I agree with you 110% and unfortunately that is how CS works.



dcs2244 said:


> Folks, it's been a couple of decades since my last civil service exam...and yes, I did score 99 and was called for an interview by a local department. Please excuse my ignorance of the current state of affairs regarding CS scores/placement.
> 
> If veterans who pass the civil service exam automatically go to the top of the list, more power to you. I don't believe it's right, but then, I'm not a veteran either. If this is, in fact, the way CS works, it is wrong. Now, before you get your panties in a bunch, I'm all for giving the vets something...a ONE TIME something, to show appreciation for their service and sacrifice. Say a five point credit to be used on the CS or MSP exams, which may be used multiple times until you have reached that point at which you are no longer allowed to sit for the exam. Once you are on the job, your vet status would not be applicable to promotional exams. I think this arrangement would be fair. While we all appreciate the service of our veterans, being a vet does not automatically mean that a vet would be a better cop than the non-vet candidates. If the vet scores a "70" and a lemming scores a "99", what makes the vet a superior candidate? Too, the fact that a mere passing grade puts a vet at the top of the list suggests that some particular candidates did not "do their utmost" to pass the test..."Heck, I just have to pass and I go to the top of the list".
> 
> ...


----------



## improzak (Feb 16, 2006)

All I can tell you is that it is pretty much dumb luck. I have scored a 100 and never received a card. I later scored a 99 and never received a card. I now just scored a 93 (lowest score ever for me) and now received a card and am going through the interview process. Hang in there and good luck, personally I think it is a crap shot.


----------



## EOD1 (Mar 11, 2004)

well if the town only hires from resident list than often that does not matter. but this has been discussed to great depth, and its not gonna change. but for the most part (obviously MBTA doesn't apply) if ur not gettinga job cause ur not a vet than re-exam ur plan of attack for getting on in MA. if they give vets 5 points and i score a 100(+5) totaling a 105(no res pref) all that will get me is a card and the hiring PD will hire the one with the f/t academy or the resident (of course the resident will be a vet) its not like u are guaranteed a job cause ur a vet. correct me if i am wrong but isn't there a background an oral board (or 2) a medical/pysch test? i am by no means saying that CS is fair and perfect and doesn't need to change but not having vet status is 1 of many many many things that should worry a canidate. even if they eliminated vet pref all together there are so many vet cops that vets are still gonna get accused of unfair prefrence from non-vets.

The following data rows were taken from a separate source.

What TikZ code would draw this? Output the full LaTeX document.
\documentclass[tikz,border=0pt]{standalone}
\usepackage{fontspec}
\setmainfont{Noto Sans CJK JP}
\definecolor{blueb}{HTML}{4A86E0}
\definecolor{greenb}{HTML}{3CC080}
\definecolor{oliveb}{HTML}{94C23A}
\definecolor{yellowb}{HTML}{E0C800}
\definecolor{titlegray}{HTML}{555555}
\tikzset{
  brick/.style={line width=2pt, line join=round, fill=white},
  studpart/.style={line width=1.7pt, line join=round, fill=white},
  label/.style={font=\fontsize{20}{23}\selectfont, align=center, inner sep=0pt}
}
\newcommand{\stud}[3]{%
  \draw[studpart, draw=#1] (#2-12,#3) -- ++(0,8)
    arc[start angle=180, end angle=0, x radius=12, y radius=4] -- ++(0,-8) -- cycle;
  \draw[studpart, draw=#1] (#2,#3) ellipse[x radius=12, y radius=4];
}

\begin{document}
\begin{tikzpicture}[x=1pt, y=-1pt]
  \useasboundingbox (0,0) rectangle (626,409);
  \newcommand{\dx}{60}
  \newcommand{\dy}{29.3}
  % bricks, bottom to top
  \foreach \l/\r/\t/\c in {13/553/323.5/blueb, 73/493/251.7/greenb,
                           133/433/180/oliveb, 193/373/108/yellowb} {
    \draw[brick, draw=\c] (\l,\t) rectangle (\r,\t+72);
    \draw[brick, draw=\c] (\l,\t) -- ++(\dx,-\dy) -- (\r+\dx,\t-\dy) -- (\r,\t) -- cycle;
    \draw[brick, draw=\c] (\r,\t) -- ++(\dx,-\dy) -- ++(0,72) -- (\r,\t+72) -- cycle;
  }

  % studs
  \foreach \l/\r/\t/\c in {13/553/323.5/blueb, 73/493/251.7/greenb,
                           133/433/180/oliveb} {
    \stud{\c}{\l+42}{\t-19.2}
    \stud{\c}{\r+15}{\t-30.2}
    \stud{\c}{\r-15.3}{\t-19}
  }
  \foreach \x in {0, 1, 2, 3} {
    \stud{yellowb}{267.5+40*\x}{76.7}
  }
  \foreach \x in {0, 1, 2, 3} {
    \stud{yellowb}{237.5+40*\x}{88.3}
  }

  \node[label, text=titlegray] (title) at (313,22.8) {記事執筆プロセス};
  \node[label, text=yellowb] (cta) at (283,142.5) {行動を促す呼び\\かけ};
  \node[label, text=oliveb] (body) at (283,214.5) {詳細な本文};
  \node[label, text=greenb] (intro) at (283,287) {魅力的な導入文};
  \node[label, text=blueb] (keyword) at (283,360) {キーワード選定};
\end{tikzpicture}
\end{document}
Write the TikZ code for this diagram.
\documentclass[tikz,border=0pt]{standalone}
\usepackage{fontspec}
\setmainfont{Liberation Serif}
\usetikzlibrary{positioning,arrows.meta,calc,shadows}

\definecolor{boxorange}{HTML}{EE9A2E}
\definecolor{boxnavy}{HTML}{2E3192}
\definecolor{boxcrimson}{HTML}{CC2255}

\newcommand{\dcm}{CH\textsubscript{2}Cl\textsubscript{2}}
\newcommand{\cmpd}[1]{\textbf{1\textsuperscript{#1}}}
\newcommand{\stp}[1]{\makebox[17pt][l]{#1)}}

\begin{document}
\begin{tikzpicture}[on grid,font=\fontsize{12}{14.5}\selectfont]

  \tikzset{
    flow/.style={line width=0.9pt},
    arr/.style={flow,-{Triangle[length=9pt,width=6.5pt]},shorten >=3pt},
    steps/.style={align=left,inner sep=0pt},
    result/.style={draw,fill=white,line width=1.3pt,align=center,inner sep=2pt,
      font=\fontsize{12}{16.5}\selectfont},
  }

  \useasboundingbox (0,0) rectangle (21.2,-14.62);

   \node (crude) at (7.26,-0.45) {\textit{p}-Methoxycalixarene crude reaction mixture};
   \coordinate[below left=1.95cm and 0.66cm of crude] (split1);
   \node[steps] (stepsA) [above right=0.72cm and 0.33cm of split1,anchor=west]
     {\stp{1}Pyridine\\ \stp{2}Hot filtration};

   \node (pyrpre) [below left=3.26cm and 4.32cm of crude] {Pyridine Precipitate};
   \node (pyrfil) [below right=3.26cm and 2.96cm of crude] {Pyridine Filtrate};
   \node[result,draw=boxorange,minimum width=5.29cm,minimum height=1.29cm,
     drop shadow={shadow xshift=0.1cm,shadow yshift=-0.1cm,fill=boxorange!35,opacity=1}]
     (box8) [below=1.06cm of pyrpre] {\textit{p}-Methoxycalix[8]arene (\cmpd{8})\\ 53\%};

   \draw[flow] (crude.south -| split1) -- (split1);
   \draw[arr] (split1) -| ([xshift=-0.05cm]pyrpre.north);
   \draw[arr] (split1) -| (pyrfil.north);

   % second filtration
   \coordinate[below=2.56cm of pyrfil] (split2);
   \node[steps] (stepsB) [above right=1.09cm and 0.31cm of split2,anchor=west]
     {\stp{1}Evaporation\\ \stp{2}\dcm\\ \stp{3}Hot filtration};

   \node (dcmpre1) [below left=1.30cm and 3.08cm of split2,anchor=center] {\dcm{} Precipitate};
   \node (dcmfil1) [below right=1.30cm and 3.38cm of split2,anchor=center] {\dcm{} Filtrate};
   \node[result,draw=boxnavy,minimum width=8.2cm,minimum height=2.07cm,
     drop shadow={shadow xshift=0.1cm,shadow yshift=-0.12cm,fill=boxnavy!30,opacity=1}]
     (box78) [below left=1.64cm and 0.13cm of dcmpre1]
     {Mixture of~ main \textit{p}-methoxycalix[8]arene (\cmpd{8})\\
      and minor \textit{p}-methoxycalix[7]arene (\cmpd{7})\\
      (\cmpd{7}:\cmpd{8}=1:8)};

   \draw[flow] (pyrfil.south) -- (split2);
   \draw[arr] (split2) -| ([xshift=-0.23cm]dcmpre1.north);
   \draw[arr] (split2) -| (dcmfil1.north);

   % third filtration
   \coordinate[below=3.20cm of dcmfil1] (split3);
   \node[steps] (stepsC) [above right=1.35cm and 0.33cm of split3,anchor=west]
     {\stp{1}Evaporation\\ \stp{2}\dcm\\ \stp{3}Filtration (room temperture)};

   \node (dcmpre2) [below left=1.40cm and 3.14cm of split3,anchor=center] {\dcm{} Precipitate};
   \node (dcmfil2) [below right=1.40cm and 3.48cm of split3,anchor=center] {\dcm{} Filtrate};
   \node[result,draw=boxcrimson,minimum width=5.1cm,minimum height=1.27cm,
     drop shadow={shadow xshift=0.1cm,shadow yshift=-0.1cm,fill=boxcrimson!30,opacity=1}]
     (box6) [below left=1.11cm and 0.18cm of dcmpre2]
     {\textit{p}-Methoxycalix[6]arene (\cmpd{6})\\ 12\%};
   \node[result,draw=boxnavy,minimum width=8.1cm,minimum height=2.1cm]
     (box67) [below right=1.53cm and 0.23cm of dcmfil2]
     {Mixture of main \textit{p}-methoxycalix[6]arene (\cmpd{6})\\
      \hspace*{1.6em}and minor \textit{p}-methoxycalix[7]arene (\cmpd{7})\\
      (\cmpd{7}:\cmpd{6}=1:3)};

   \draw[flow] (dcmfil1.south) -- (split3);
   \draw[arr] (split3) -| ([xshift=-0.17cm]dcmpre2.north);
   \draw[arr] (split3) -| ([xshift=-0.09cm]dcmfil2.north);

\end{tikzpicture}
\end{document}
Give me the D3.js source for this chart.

I make it a point not to put down those who elect not to serve their country, but military service is directly related to law enforcement. i got more interviews w/o vet status then w/ vet status. now i am speaking for entrance purposes, i don't know squat about promotion. also its not like every single community is CS. if u have ur heart set on serving on only 1 towns PD and that town is CS & u have no vet status then there are ways around it.


----------